Problem: Starting at the first line of the data, please print exactly those lines through the one that holds "y_ticks = [0, 10, 20, 30, 40, 50, 60, 70, 80]", omitting every picture.

********************

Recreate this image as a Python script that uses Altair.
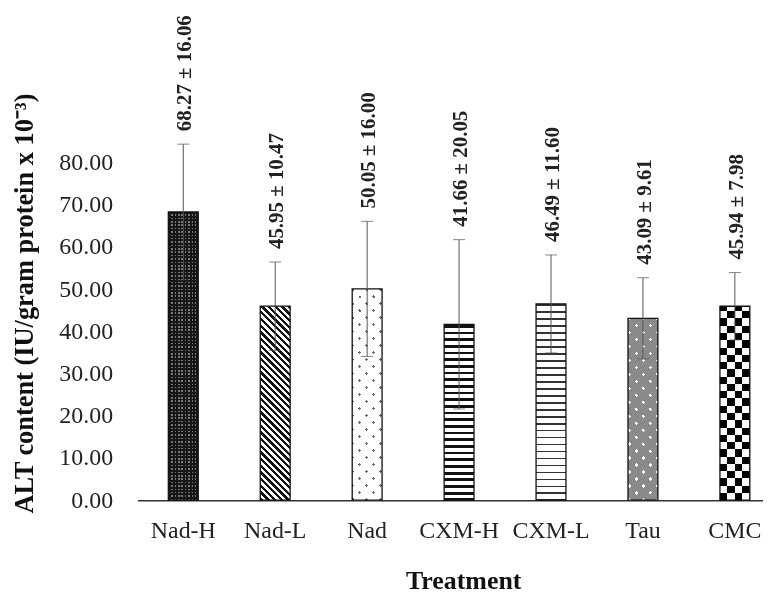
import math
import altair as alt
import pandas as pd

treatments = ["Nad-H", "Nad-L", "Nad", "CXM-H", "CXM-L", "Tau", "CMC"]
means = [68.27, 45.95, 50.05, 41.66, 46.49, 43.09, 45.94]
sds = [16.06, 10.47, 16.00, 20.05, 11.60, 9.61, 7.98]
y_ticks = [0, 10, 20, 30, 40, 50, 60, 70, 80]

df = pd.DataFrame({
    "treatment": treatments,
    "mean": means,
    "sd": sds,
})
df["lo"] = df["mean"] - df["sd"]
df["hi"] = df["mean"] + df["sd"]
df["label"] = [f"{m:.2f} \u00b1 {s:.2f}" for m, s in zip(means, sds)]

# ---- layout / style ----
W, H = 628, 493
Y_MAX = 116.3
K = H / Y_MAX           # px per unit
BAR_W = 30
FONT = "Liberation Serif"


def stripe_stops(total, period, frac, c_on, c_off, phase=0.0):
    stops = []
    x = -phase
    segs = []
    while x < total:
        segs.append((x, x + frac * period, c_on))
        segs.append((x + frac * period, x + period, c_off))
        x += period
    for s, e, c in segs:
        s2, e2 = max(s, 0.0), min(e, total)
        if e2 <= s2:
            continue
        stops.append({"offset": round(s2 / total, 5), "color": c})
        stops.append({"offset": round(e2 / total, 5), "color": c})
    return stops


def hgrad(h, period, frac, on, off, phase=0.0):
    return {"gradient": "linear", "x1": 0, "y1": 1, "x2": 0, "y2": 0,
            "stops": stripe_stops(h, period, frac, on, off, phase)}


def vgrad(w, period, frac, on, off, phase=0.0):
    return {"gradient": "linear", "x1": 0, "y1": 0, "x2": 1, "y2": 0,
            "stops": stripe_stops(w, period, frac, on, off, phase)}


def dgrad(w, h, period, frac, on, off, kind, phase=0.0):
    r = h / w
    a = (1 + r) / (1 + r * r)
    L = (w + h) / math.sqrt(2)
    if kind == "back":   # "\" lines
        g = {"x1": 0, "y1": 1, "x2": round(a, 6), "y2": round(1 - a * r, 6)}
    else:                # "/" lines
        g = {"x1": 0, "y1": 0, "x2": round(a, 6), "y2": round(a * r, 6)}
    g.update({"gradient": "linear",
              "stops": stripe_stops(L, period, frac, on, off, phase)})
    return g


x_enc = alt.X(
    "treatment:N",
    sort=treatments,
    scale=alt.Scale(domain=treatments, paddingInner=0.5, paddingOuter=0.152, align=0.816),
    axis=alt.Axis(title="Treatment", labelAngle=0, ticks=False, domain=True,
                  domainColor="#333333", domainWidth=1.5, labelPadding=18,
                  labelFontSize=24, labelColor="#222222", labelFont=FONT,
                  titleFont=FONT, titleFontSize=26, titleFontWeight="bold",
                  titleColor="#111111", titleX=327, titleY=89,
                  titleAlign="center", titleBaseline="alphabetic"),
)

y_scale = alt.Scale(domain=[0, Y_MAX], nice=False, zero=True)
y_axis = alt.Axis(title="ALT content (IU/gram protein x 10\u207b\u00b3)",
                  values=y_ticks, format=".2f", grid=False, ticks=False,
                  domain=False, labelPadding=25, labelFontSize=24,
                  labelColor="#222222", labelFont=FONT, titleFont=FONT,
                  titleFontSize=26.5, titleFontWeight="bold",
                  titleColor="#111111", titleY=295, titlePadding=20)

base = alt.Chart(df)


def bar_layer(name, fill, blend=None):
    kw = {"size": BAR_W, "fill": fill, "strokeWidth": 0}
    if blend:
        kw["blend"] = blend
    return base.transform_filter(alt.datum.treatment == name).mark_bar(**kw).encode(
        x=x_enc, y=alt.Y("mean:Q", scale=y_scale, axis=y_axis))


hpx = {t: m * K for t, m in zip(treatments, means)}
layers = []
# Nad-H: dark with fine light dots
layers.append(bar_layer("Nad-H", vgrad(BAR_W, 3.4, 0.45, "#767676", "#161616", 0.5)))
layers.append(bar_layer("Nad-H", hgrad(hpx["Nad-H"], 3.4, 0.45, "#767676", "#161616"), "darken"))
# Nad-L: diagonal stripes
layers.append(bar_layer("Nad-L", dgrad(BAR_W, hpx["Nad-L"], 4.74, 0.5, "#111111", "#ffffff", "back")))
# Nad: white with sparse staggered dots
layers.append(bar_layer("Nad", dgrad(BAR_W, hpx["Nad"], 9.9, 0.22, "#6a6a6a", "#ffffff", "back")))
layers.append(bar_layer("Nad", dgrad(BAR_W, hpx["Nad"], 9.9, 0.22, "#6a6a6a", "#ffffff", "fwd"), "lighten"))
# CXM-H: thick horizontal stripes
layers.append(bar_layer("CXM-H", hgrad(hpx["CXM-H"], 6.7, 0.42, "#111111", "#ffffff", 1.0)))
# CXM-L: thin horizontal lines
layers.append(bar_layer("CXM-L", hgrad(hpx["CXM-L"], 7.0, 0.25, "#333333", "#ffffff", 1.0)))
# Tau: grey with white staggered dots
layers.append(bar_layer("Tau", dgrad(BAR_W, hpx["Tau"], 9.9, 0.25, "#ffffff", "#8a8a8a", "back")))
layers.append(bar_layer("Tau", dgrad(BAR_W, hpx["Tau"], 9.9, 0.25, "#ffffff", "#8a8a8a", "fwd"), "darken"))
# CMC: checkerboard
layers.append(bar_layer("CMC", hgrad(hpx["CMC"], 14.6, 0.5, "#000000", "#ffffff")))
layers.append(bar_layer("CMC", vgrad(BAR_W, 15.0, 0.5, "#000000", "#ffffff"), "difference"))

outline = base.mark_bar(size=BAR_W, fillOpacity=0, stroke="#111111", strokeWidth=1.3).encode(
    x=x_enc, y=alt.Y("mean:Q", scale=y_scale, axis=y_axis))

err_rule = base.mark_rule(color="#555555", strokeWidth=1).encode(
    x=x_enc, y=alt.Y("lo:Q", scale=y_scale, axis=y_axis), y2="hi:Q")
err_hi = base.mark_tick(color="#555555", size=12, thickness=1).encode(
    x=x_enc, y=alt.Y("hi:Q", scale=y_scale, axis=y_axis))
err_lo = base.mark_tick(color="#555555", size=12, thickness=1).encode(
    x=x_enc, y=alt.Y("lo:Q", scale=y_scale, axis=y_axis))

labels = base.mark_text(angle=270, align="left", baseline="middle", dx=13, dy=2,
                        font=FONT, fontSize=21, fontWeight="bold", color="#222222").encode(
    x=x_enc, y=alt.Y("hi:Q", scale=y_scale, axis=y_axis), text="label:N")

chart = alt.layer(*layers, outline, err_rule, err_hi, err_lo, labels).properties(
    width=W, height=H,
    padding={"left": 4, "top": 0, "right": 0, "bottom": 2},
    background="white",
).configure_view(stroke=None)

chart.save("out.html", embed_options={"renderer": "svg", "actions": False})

********************

The response:
Recreate this image as a Python script that uses Altair.
import math
import altair as alt
import pandas as pd

treatments = ["Nad-H", "Nad-L", "Nad", "CXM-H", "CXM-L", "Tau", "CMC"]
means = [68.27, 45.95, 50.05, 41.66, 46.49, 43.09, 45.94]
sds = [16.06, 10.47, 16.00, 20.05, 11.60, 9.61, 7.98]
y_ticks = [0, 10, 20, 30, 40, 50, 60, 70, 80]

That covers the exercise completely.